EXERCISE ::
Find and copy each line of the records where the string "chart" shows up.

— BEGIN —

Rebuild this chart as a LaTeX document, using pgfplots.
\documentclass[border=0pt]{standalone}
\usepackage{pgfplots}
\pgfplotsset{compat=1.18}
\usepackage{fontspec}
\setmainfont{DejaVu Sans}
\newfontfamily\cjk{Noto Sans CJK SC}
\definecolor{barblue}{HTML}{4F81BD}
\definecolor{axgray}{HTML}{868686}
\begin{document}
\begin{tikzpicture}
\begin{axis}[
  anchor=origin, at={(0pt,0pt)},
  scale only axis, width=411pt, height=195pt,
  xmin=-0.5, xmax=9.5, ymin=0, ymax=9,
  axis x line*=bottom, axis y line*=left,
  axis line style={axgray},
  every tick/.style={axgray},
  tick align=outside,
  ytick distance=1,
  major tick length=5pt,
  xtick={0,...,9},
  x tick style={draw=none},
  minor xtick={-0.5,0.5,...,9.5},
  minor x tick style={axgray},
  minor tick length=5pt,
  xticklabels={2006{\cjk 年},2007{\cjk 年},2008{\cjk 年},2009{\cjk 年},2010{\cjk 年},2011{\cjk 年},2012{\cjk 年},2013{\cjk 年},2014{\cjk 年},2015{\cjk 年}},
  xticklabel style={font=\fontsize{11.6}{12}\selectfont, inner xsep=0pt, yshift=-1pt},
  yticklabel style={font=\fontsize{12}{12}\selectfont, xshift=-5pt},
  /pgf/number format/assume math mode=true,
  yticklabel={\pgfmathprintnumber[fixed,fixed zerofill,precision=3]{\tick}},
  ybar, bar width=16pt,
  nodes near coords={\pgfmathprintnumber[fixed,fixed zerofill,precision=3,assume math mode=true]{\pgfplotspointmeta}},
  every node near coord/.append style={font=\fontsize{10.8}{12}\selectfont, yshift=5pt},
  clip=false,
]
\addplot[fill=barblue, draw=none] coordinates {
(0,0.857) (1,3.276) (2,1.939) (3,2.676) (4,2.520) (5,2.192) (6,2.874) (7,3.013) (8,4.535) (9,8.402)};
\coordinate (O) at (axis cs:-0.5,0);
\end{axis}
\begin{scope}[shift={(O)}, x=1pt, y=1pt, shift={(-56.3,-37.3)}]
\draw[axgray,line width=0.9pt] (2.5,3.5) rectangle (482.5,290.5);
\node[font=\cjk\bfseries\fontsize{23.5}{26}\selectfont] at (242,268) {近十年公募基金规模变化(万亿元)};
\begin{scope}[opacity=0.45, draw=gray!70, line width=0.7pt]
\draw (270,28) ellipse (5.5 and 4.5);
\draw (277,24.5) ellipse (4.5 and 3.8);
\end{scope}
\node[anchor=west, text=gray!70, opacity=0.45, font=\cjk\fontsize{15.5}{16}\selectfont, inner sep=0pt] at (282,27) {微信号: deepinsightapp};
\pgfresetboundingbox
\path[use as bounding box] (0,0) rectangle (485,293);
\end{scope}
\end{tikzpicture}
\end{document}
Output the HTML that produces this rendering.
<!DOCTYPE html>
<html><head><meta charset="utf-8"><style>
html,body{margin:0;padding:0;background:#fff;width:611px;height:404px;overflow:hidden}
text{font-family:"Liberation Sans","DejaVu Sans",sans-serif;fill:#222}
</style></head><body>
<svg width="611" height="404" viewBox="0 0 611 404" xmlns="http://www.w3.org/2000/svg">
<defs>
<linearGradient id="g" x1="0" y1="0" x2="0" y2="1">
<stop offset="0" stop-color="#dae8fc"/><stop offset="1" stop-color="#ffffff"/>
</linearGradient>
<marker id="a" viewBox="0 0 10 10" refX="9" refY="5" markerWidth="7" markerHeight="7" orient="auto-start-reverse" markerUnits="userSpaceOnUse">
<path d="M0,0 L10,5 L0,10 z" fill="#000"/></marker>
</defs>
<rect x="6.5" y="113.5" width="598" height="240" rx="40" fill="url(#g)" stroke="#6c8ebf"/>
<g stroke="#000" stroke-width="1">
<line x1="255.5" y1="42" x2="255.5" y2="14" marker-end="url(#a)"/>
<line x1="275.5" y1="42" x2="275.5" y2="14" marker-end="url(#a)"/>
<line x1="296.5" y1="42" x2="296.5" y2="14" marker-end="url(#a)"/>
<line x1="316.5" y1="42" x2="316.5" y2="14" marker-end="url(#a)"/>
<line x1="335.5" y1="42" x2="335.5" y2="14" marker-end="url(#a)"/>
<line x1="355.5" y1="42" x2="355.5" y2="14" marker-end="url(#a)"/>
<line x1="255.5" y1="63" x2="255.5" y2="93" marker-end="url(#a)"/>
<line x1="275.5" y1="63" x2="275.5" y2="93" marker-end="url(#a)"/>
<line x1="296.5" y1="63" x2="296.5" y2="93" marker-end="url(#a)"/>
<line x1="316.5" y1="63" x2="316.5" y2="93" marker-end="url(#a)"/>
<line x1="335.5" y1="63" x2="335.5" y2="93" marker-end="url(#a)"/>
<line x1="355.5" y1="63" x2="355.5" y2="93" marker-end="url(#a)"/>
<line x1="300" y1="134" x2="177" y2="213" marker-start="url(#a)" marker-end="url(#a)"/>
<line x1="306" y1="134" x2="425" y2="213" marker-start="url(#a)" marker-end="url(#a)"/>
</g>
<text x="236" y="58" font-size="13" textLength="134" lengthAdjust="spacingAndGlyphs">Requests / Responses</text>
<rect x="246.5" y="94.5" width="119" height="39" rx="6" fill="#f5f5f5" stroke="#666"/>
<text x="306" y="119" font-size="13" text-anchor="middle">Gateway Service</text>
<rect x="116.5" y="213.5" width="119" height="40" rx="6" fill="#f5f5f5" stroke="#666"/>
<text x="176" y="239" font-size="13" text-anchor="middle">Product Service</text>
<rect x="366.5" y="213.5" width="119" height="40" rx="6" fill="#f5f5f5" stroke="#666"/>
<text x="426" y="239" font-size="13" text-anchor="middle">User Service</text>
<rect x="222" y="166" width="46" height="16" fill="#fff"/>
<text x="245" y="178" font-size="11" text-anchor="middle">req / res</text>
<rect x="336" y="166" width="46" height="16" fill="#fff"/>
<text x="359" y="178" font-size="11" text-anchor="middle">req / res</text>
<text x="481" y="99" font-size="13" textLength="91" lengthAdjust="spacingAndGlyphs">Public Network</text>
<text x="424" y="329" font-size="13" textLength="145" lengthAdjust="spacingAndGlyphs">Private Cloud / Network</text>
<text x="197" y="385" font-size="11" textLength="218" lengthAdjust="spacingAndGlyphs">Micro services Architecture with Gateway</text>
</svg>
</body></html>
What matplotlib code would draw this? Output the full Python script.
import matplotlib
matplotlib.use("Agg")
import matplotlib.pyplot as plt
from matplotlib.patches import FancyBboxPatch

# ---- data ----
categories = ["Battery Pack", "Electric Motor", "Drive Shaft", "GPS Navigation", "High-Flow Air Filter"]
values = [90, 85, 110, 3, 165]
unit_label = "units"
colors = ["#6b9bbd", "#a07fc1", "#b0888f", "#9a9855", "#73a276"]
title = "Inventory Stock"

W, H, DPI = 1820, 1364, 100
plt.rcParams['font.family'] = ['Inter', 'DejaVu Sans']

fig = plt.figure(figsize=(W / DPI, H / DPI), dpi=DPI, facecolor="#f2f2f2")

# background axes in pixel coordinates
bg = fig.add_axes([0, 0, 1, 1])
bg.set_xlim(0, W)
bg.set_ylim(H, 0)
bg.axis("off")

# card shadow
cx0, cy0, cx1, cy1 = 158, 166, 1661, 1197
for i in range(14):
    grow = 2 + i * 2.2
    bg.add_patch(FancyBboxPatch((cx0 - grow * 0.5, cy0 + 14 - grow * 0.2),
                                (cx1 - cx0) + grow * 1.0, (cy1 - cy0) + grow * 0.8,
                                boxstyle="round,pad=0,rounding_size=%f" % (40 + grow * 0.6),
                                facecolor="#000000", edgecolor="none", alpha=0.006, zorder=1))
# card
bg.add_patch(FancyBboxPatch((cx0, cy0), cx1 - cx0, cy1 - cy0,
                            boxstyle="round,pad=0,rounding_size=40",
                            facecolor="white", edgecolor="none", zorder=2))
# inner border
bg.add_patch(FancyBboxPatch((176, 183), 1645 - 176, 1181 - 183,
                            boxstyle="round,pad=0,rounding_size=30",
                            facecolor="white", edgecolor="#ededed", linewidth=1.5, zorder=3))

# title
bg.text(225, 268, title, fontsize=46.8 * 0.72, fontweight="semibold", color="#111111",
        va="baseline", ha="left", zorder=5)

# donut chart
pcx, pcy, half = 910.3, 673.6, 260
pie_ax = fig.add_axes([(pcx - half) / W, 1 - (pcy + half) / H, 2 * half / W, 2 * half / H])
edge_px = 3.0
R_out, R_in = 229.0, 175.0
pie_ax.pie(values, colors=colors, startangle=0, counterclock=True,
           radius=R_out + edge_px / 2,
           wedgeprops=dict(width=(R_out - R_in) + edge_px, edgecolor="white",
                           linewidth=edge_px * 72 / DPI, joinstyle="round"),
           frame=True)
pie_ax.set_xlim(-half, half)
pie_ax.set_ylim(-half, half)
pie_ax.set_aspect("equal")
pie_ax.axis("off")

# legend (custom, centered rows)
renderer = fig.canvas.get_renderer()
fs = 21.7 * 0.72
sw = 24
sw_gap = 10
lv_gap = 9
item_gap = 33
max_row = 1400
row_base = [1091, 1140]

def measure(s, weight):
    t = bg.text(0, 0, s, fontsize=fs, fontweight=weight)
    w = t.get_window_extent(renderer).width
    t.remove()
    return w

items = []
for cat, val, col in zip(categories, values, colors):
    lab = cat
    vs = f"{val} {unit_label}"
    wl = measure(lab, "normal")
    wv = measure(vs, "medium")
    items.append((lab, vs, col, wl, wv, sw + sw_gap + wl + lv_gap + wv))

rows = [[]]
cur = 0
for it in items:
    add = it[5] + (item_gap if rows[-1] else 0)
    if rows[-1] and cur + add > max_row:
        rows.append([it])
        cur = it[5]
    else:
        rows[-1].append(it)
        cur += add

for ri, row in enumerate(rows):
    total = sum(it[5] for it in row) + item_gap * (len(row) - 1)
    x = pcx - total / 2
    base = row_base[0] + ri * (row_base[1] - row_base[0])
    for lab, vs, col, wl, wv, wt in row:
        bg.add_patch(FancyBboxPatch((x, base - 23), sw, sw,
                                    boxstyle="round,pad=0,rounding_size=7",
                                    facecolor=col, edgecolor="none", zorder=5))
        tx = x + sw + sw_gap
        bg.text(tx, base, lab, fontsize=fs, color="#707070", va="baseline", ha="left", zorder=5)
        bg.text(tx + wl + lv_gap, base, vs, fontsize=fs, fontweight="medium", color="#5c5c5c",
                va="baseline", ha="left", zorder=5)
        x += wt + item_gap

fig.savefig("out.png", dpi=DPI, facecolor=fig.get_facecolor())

— END —

RESULT ::
Rebuild this chart as a LaTeX document, using pgfplots.
# donut chart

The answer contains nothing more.